> _Exercise goal_
Copy the lines below as they are; omit the images they contain.

_ _ _

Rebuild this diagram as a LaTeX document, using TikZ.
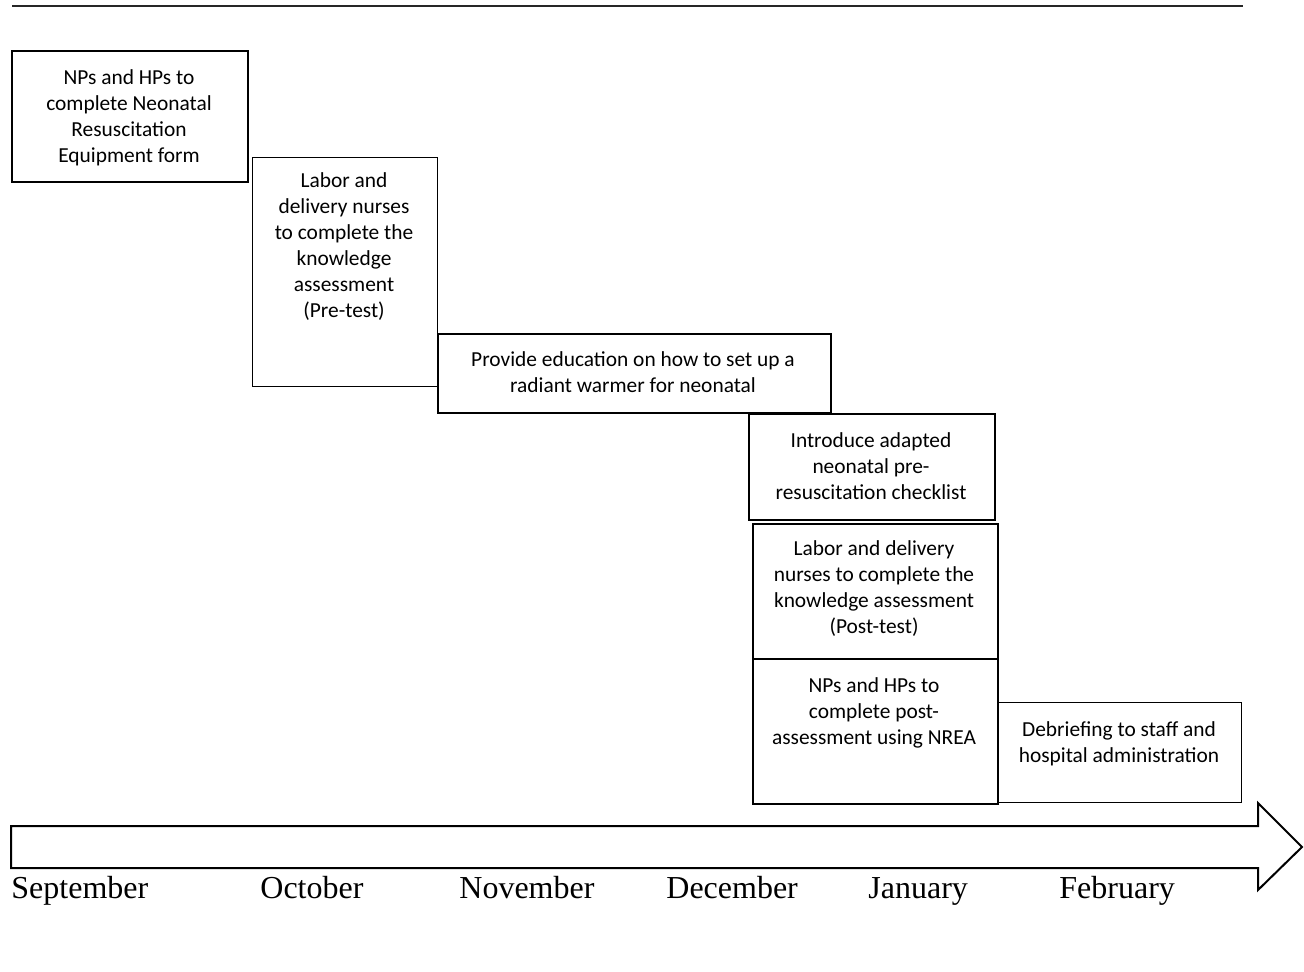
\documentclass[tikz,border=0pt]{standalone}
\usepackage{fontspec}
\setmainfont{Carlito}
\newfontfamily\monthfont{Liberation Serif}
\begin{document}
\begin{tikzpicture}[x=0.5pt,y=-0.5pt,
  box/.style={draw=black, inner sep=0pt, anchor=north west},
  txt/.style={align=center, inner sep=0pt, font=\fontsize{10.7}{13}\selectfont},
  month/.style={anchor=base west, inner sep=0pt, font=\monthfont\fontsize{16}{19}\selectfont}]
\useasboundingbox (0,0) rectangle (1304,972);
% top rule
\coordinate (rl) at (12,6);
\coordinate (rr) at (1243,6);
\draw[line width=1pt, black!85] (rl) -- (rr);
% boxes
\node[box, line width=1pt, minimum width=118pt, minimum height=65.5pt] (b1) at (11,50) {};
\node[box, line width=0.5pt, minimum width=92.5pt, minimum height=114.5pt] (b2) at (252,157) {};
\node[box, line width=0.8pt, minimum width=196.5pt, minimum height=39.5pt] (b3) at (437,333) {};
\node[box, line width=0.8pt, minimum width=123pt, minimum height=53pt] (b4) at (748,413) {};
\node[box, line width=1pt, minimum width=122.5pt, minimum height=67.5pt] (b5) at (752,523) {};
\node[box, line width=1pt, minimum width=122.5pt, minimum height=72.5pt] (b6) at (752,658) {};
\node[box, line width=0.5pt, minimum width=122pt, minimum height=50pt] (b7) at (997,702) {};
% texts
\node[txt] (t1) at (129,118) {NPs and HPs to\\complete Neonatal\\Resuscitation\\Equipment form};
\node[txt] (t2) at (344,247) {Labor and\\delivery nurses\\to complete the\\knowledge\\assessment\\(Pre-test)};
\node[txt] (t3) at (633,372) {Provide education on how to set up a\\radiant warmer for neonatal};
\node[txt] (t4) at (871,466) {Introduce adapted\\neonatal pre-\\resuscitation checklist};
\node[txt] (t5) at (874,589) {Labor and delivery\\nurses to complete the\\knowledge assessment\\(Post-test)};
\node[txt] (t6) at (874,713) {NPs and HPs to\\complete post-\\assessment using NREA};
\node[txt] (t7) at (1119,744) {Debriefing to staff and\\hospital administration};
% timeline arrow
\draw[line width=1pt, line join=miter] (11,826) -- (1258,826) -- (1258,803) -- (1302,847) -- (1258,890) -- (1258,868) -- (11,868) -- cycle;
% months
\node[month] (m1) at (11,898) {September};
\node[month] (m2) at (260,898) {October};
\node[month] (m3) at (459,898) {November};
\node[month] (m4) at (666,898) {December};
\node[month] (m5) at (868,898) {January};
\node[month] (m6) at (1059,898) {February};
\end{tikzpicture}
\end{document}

_ _ _

> _Result for this task_
Rebuild this diagram as a LaTeX document, using TikZ.
\documentclass[tikz,border=0pt]{standalone}
\usepackage{fontspec}
\setmainfont{Carlito}
\newfontfamily\monthfont{Liberation Serif}
\begin{document}
\begin{tikzpicture}[x=0.5pt,y=-0.5pt,
  box/.style={draw=black, inner sep=0pt, anchor=north west},
  txt/.style={align=center, inner sep=0pt, font=\fontsize{10.7}{13}\selectfont},
  month/.style={anchor=base west, inner sep=0pt, font=\monthfont\fontsize{16}{19}\selectfont}]
\useasboundingbox (0,0) rectangle (1304,972);
% top rule
\coordinate (rl) at (12,6);
\coordinate (rr) at (1243,6);
\draw[line width=1pt, black!85] (rl) -- (rr);
% boxes
\node[box, line width=1pt, minimum width=118pt, minimum height=65.5pt] (b1) at (11,50) {};
\node[box, line width=0.5pt, minimum width=92.5pt, minimum height=114.5pt] (b2) at (252,157) {};
\node[box, line width=0.8pt, minimum width=196.5pt, minimum height=39.5pt] (b3) at (437,333) {};
\node[box, line width=0.8pt, minimum width=123pt, minimum height=53pt] (b4) at (748,413) {};
\node[box, line width=1pt, minimum width=122.5pt, minimum height=67.5pt] (b5) at (752,523) {};
\node[box, line width=1pt, minimum width=122.5pt, minimum height=72.5pt] (b6) at (752,658) {};
\node[box, line width=0.5pt, minimum width=122pt, minimum height=50pt] (b7) at (997,702) {};
% texts
\node[txt] (t1) at (129,118) {NPs and HPs to\\complete Neonatal\\Resuscitation\\Equipment form};
\node[txt] (t2) at (344,247) {Labor and\\delivery nurses\\to complete the\\knowledge\\assessment\\(Pre-test)};
\node[txt] (t3) at (633,372) {Provide education on how to set up a\\radiant warmer for neonatal};
\node[txt] (t4) at (871,466) {Introduce adapted\\neonatal pre-\\resuscitation checklist};
\node[txt] (t5) at (874,589) {Labor and delivery\\nurses to complete the\\knowledge assessment\\(Post-test)};
\node[txt] (t6) at (874,713) {NPs and HPs to\\complete post-\\assessment using NREA};
\node[txt] (t7) at (1119,744) {Debriefing to staff and\\hospital administration};
% timeline arrow
\draw[line width=1pt, line join=miter] (11,826) -- (1258,826) -- (1258,803) -- (1302,847) -- (1258,890) -- (1258,868) -- (11,868) -- cycle;
% months
\node[month] (m1) at (11,898) {September};
\node[month] (m2) at (260,898) {October};
\node[month] (m3) at (459,898) {November};
\node[month] (m4) at (666,898) {December};
\node[month] (m5) at (868,898) {January};
\node[month] (m6) at (1059,898) {February};
\end{tikzpicture}
\end{document}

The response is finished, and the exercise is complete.